Raft sees the benefit in human-centric technology

Raft was at TIACA's Executive Summit this year. James Coombes is second from the left. Image Source: Raft

Raft co-founder and chief executive James Coombes has been at the Executive Summit of The International Air Cargo Association (TIACA) in Brussels, Belgium, this week.

He told delegates there that human-centric technology is key to the successful adoption of artificial intelligence (AI) across the global logistics industry.

AI creates the space necessary to foster and maintain human relationships – those relationships on which the logistics industry thrives, he said.

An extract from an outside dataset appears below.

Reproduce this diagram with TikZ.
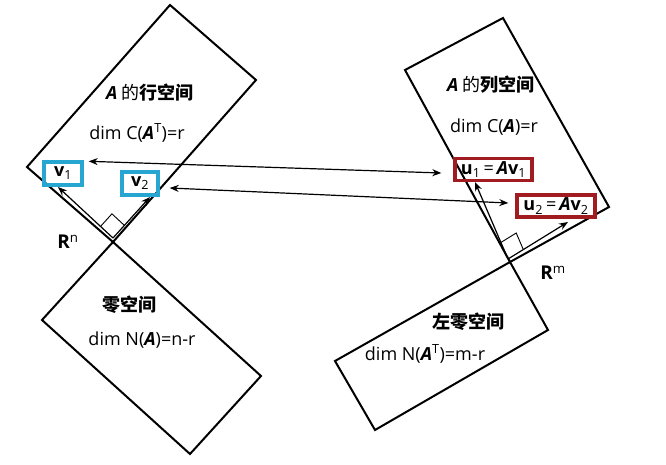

If AI is to be successfully adopted by logistics players, solutions will need to be found that enable forwarders and customs brokers to prioritise these human connections, he added, emphasising that freight forwarding is ultimately a relationships business, and that AI can be valuable in so much as it can free up time for forwarders and customs brokers to focus on the human elements of their work.

“While it’s true that AI holds tremendous potential, trust and human relationships are fundamental elements in logistics, and these emotional aspects are an area where AI has its limitations,” Coombes declared.

“The connections we build with our service providers, customers and partners are invaluable and irreplaceable.

“Our approach is to use AI to automate the more routine, lower-value tasks, allowing freight forwarders and customs brokers to concentrate on nurturing and enhancing these crucial relationships.”

If this approach is used, “Freight forwarders and customs brokers can take small steps to implement AI to address their operational pain points, recognise the immense value of this, and slowly build and scale their use of modern technology from there,” Coombes advised.

Raft’s chief growth officer, Lionel van der Walt, also spoke on the Sustainability panel that was a feature of the TIACA summit. He emphasised the benefits of adopting AI-driven solutions to prepare for upcoming sustainability regulations coming into effect across the EU in January 2024.

Last month (October), Raft’s chief technology officer, Nisarg Mehta, said in a speech that customs brokers would benefit from a shift to AI for data entry and discrepancy identification, according to logistics platform.

Speaking at the US Northern Border Customs Brokers Association (NBCBA) Fall Conference, Mehta outlined how AI can achieve greater levels of operational efficiency, accuracy and transparency.

“Imagine customs brokers shifting from manual data entry to using AI-driven solutions that automate this type of work and help them identify discrepancies in a timely way when every second on the clock counts,” Mehta said.

“Harnessing AI is not just about automation; it’s about elevating our ability to ensure compliance, bolster security and refine customer service.”

Raft is an intelligent logistics platform that embeds AI into workflows and standardises diverse data inputs – whether email content, EDI or API – to improve performance.

Established in 2017, today Raft serves 60 freight forwarders across more than 30 countries around the world. Its platform is used to execute over 300,000 shipments per month.